Sometimes I wasn’t sure whether I was operating a business or a theatre of the absurd. Exhibitions went well that I sponsored for serious professional artists, which usually included around 10 to 12 artworks accompanied by a price list, but it was sometimes another story, when I exhibited the artwork of students from a nearby art academy. In two cases, they plastered the walls with countless tiny drawings. In both instances, the students later claimed that one of them had gone missing from the wall. Then they demanded I pay for their presumably lost artworks. The second time this happened, the student’s boyfriend threatened that he would call the police if I failed to I pay up.
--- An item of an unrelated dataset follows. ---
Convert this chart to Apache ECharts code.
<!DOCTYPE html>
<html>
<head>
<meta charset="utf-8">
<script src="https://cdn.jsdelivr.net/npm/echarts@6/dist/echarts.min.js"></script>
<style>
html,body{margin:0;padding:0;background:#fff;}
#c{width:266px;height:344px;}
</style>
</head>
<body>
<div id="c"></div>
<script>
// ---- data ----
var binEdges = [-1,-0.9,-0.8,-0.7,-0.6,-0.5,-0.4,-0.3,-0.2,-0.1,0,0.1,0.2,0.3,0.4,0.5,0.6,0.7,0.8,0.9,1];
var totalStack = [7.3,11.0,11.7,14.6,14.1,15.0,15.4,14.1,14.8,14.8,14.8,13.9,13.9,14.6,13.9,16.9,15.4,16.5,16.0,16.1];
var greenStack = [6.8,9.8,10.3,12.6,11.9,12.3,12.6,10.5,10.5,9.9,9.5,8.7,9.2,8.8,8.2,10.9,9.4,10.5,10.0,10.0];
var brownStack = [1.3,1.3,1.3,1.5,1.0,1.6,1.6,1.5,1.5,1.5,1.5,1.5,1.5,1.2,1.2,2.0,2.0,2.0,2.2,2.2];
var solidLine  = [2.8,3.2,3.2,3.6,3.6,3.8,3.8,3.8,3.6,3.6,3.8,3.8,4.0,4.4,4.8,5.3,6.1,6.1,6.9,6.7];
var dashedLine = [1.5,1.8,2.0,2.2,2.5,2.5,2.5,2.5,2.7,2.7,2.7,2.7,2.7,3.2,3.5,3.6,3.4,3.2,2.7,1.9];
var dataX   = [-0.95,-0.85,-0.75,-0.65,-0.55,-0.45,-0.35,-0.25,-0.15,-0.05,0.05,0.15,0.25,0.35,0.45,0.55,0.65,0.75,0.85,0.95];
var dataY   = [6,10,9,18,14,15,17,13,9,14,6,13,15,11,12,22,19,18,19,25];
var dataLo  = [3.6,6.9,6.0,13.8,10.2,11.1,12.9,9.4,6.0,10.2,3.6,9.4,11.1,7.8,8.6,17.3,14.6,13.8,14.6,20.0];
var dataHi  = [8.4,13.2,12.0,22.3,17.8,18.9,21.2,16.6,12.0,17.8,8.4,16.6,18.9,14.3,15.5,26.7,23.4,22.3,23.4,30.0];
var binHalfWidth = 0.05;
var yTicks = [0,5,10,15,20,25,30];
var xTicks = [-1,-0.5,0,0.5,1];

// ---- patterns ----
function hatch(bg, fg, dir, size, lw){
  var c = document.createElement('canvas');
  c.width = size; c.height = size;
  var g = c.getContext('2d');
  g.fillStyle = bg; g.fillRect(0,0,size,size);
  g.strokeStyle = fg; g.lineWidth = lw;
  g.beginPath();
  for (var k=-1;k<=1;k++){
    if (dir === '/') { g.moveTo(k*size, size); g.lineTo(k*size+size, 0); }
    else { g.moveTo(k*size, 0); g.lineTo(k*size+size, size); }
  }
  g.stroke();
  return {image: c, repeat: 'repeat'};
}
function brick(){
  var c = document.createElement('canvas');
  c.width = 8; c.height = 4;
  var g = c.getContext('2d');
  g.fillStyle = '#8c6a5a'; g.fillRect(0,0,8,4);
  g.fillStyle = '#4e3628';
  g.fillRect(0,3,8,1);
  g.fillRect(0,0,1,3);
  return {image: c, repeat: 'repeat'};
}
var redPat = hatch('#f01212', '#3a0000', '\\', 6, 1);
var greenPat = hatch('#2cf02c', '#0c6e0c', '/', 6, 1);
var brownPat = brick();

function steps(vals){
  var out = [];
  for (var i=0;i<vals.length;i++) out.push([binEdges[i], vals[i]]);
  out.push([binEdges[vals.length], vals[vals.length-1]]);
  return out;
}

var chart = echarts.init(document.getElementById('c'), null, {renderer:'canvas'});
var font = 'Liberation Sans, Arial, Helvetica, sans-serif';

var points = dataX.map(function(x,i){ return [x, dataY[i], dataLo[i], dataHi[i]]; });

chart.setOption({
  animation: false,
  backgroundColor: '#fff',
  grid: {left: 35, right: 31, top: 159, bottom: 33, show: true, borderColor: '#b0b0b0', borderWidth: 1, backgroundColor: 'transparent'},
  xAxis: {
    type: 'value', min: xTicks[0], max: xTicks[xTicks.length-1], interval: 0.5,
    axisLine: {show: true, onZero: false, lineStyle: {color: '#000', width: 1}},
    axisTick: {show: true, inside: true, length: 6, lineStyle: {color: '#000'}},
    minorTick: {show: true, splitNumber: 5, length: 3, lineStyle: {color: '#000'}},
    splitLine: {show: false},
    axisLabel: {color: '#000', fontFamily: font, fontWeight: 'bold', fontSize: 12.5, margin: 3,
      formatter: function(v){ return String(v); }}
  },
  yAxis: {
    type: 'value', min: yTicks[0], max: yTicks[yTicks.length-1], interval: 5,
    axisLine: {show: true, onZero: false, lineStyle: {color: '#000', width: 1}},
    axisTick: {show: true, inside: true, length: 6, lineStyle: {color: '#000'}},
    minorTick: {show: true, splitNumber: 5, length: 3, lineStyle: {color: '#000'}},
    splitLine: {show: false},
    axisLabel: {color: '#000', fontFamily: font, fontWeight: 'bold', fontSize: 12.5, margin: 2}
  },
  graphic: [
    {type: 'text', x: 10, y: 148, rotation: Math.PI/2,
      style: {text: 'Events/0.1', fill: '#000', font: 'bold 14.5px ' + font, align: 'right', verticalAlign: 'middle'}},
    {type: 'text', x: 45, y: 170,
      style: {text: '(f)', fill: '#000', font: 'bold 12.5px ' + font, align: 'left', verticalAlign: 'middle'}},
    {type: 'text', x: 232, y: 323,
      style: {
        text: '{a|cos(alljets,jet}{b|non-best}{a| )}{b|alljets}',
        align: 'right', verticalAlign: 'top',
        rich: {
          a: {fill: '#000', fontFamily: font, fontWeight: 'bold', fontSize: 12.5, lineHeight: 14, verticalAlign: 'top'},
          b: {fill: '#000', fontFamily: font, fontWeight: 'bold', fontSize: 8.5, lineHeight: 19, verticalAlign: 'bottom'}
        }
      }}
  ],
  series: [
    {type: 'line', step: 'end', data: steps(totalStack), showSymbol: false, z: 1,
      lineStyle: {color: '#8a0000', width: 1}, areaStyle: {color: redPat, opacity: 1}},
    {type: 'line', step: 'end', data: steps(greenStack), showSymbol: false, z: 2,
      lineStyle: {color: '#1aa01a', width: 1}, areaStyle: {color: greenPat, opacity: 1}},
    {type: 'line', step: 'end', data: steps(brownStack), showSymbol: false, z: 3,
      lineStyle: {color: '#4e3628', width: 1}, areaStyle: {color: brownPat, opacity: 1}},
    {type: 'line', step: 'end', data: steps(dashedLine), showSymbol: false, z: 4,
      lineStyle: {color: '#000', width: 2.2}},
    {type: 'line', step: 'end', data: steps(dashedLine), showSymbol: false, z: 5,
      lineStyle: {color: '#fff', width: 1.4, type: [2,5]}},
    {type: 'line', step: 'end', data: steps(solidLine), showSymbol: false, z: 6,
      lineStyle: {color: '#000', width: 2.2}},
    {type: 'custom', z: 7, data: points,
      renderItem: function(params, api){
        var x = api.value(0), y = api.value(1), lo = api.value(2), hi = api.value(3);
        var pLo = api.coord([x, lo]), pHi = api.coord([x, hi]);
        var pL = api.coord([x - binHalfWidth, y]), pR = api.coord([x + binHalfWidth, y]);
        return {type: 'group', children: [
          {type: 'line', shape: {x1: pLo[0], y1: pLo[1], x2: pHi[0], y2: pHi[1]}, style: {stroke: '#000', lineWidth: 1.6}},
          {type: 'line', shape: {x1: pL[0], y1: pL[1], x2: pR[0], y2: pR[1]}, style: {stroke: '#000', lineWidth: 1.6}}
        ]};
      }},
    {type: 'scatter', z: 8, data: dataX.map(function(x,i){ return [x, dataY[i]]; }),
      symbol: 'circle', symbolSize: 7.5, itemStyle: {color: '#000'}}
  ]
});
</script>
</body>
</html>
As just compensation, I offered him some tortilla chips and salsa made with ketchup.

Microwave ovens changing colors, tiny artworks mysteriously disappearing from the walls, tiles falling from the roof and banderoles falling off of wine bottles, the ghost must have done it! I was at the mercy of secretaries, assistants and managers who didn’t know the laws and students in need of a temporary job who could easily terrorize my business. Pegged as the foreigner with the loot for others to play with, so went the spirit of cultural exchange that inspired me to visit the “new” Poland in 1989 by special invitation.